BEGIN DATASET EXTRACT

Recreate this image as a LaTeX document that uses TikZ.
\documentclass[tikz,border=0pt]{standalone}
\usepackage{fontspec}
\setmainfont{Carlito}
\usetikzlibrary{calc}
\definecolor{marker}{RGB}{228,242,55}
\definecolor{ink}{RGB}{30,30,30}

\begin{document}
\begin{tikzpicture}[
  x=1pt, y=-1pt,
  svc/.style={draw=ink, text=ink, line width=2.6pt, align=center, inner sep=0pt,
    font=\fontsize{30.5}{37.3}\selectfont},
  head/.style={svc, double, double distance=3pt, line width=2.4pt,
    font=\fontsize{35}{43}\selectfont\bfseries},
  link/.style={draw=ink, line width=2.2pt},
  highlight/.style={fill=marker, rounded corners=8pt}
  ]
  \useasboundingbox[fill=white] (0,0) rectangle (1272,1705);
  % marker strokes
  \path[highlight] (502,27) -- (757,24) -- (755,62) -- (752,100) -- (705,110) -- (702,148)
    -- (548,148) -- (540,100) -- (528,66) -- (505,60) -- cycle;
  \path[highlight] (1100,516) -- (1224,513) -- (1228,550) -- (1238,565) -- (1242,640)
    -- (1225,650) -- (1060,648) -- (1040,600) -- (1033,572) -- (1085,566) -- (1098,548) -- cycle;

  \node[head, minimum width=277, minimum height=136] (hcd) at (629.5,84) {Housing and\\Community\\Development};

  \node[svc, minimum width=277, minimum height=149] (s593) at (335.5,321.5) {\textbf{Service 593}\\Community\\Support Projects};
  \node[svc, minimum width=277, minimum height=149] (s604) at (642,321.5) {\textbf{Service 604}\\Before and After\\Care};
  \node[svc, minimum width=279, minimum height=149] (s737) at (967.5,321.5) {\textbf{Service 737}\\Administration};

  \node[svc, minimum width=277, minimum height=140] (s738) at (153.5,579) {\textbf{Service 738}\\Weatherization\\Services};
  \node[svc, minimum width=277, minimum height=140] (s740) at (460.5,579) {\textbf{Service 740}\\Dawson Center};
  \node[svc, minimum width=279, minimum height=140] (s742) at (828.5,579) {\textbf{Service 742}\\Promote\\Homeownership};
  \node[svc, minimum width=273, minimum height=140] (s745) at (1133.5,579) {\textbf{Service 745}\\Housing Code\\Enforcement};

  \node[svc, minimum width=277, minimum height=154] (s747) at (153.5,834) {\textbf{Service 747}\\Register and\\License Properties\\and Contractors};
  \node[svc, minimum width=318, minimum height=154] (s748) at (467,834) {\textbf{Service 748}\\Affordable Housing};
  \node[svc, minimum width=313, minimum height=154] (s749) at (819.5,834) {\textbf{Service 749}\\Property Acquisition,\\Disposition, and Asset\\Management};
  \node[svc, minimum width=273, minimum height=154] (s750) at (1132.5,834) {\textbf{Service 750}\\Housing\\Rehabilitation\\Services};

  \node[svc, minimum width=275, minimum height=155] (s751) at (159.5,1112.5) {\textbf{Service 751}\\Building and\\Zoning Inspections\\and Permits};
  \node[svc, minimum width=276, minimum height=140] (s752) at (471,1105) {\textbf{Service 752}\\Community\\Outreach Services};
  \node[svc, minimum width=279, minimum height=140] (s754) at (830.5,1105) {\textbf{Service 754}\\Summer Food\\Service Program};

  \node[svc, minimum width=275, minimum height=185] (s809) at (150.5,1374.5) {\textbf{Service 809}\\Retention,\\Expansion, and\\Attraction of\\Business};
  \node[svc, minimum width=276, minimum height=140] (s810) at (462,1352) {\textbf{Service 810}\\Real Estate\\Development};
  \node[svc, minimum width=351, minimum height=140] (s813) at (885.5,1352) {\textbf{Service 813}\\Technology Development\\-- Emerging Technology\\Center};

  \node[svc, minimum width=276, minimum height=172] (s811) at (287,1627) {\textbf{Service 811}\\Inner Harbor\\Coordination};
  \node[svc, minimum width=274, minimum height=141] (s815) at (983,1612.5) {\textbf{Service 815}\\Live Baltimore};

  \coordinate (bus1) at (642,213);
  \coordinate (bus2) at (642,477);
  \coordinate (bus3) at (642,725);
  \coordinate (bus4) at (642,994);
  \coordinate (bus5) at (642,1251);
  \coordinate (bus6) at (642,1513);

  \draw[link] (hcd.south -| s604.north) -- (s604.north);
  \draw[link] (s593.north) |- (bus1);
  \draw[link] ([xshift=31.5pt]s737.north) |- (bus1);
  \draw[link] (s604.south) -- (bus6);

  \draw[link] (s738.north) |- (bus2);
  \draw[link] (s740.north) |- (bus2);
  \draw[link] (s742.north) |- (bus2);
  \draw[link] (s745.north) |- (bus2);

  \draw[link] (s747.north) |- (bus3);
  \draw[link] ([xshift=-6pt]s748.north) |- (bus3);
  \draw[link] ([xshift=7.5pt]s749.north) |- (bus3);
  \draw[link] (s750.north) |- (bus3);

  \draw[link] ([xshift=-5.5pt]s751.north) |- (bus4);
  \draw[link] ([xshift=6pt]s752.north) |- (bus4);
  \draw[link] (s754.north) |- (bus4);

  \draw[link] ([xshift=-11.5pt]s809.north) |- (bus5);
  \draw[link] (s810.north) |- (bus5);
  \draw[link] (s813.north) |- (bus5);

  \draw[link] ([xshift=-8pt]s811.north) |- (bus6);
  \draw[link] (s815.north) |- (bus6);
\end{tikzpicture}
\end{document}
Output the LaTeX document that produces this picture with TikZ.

END DATASET EXTRACT

WORK REQUIRED
Take the entries above and transcribe them exactly.

CORRECT ANSWER
Recreate this image as a LaTeX document that uses TikZ.
\documentclass[tikz,border=0pt]{standalone}
\usepackage{fontspec}
\setmainfont{Carlito}
\usetikzlibrary{calc}
\definecolor{marker}{RGB}{228,242,55}
\definecolor{ink}{RGB}{30,30,30}

\begin{document}
\begin{tikzpicture}[
  x=1pt, y=-1pt,
  svc/.style={draw=ink, text=ink, line width=2.6pt, align=center, inner sep=0pt,
    font=\fontsize{30.5}{37.3}\selectfont},
  head/.style={svc, double, double distance=3pt, line width=2.4pt,
    font=\fontsize{35}{43}\selectfont\bfseries},
  link/.style={draw=ink, line width=2.2pt},
  highlight/.style={fill=marker, rounded corners=8pt}
  ]
  \useasboundingbox[fill=white] (0,0) rectangle (1272,1705);
  % marker strokes
  \path[highlight] (502,27) -- (757,24) -- (755,62) -- (752,100) -- (705,110) -- (702,148)
    -- (548,148) -- (540,100) -- (528,66) -- (505,60) -- cycle;
  \path[highlight] (1100,516) -- (1224,513) -- (1228,550) -- (1238,565) -- (1242,640)
    -- (1225,650) -- (1060,648) -- (1040,600) -- (1033,572) -- (1085,566) -- (1098,548) -- cycle;

  \node[head, minimum width=277, minimum height=136] (hcd) at (629.5,84) {Housing and\\Community\\Development};

  \node[svc, minimum width=277, minimum height=149] (s593) at (335.5,321.5) {\textbf{Service 593}\\Community\\Support Projects};
  \node[svc, minimum width=277, minimum height=149] (s604) at (642,321.5) {\textbf{Service 604}\\Before and After\\Care};
  \node[svc, minimum width=279, minimum height=149] (s737) at (967.5,321.5) {\textbf{Service 737}\\Administration};

  \node[svc, minimum width=277, minimum height=140] (s738) at (153.5,579) {\textbf{Service 738}\\Weatherization\\Services};
  \node[svc, minimum width=277, minimum height=140] (s740) at (460.5,579) {\textbf{Service 740}\\Dawson Center};
  \node[svc, minimum width=279, minimum height=140] (s742) at (828.5,579) {\textbf{Service 742}\\Promote\\Homeownership};
  \node[svc, minimum width=273, minimum height=140] (s745) at (1133.5,579) {\textbf{Service 745}\\Housing Code\\Enforcement};

  \node[svc, minimum width=277, minimum height=154] (s747) at (153.5,834) {\textbf{Service 747}\\Register and\\License Properties\\and Contractors};
  \node[svc, minimum width=318, minimum height=154] (s748) at (467,834) {\textbf{Service 748}\\Affordable Housing};
  \node[svc, minimum width=313, minimum height=154] (s749) at (819.5,834) {\textbf{Service 749}\\Property Acquisition,\\Disposition, and Asset\\Management};
  \node[svc, minimum width=273, minimum height=154] (s750) at (1132.5,834) {\textbf{Service 750}\\Housing\\Rehabilitation\\Services};

  \node[svc, minimum width=275, minimum height=155] (s751) at (159.5,1112.5) {\textbf{Service 751}\\Building and\\Zoning Inspections\\and Permits};
  \node[svc, minimum width=276, minimum height=140] (s752) at (471,1105) {\textbf{Service 752}\\Community\\Outreach Services};
  \node[svc, minimum width=279, minimum height=140] (s754) at (830.5,1105) {\textbf{Service 754}\\Summer Food\\Service Program};

  \node[svc, minimum width=275, minimum height=185] (s809) at (150.5,1374.5) {\textbf{Service 809}\\Retention,\\Expansion, and\\Attraction of\\Business};
  \node[svc, minimum width=276, minimum height=140] (s810) at (462,1352) {\textbf{Service 810}\\Real Estate\\Development};
  \node[svc, minimum width=351, minimum height=140] (s813) at (885.5,1352) {\textbf{Service 813}\\Technology Development\\-- Emerging Technology\\Center};

  \node[svc, minimum width=276, minimum height=172] (s811) at (287,1627) {\textbf{Service 811}\\Inner Harbor\\Coordination};
  \node[svc, minimum width=274, minimum height=141] (s815) at (983,1612.5) {\textbf{Service 815}\\Live Baltimore};

  \coordinate (bus1) at (642,213);
  \coordinate (bus2) at (642,477);
  \coordinate (bus3) at (642,725);
  \coordinate (bus4) at (642,994);
  \coordinate (bus5) at (642,1251);
  \coordinate (bus6) at (642,1513);

  \draw[link] (hcd.south -| s604.north) -- (s604.north);
  \draw[link] (s593.north) |- (bus1);
  \draw[link] ([xshift=31.5pt]s737.north) |- (bus1);
  \draw[link] (s604.south) -- (bus6);

  \draw[link] (s738.north) |- (bus2);
  \draw[link] (s740.north) |- (bus2);
  \draw[link] (s742.north) |- (bus2);
  \draw[link] (s745.north) |- (bus2);

  \draw[link] (s747.north) |- (bus3);
  \draw[link] ([xshift=-6pt]s748.north) |- (bus3);
  \draw[link] ([xshift=7.5pt]s749.north) |- (bus3);
  \draw[link] (s750.north) |- (bus3);

  \draw[link] ([xshift=-5.5pt]s751.north) |- (bus4);
  \draw[link] ([xshift=6pt]s752.north) |- (bus4);
  \draw[link] (s754.north) |- (bus4);

  \draw[link] ([xshift=-11.5pt]s809.north) |- (bus5);
  \draw[link] (s810.north) |- (bus5);
  \draw[link] (s813.north) |- (bus5);

  \draw[link] ([xshift=-8pt]s811.north) |- (bus6);
  \draw[link] (s815.north) |- (bus6);
\end{tikzpicture}
\end{document}
Output the LaTeX document that produces this picture with TikZ.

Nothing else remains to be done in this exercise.